SB283, giving domestic partners, whether gay or straight, most of the same rights as married couples, was one of the last bills approved late Tuesday as state lawmakers wrapped up long floor sessions scheduled because of a deadline to send measures from one house to the other.

SB283 moved to the Assembly for final legislative action after lawmakers rejected an amendment proposed by Senate Minority Leader Bill Raggio, R-Reno, who said the bill went “too far” in making a domestic partnership the same as a marriage.



“A rose is a rose is a rose,” Raggio said in arguing unsuccessfully for the amendment watering down the bill.

Sen. David Parks, D-Las Vegas, the openly gay sponsor of SB283, opposed the amendment, saying, “Sadly, this is no different than the way things are today.” Parks also rejected criticism that his bill clashed with Nevada’s 2002 “Defense of Marriage” constitutional amendment.

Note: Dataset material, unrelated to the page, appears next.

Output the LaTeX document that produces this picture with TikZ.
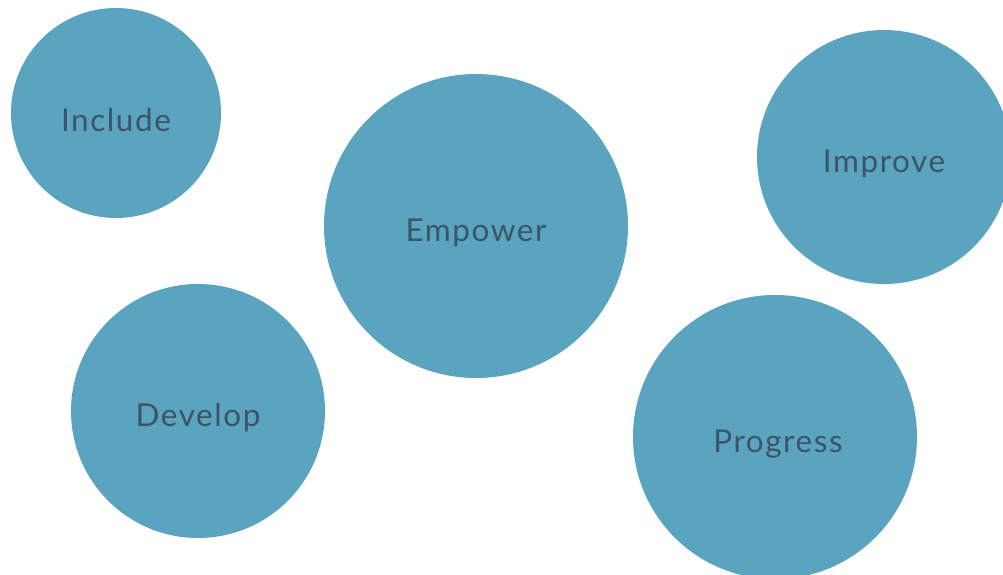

Parks also noted that the bill was amended to ensure that public employers wouldn’t be required to provide health care benefits to a staffer’s partner, so there’s no fiscal impact. But he added the measure doesn’t prohibit a public or private employer from volunteering such benefits.

The Republican governor, responding to reporters’ questions last week, said he’d veto SB283 if it reaches his desk because “I just don’t believe in it.”

Opponents of Parks’ bill said that as written it won’t get enough votes in the Senate to override a veto by Gibbons. An override would take 14 votes, a two-thirds majority.

During earlier hearings on the bill, Richard Ziser of the conservative Coalition for the Protection of Marriage argued that it was unconstitutional and “simply another name for marriage” for same-sex couples.

But Gary Peck of the American Civil Liberties Union of Nevada termed SB283 “yet another important step forward in the fight for equality for all Nevadans, regardless of sexual orientation.”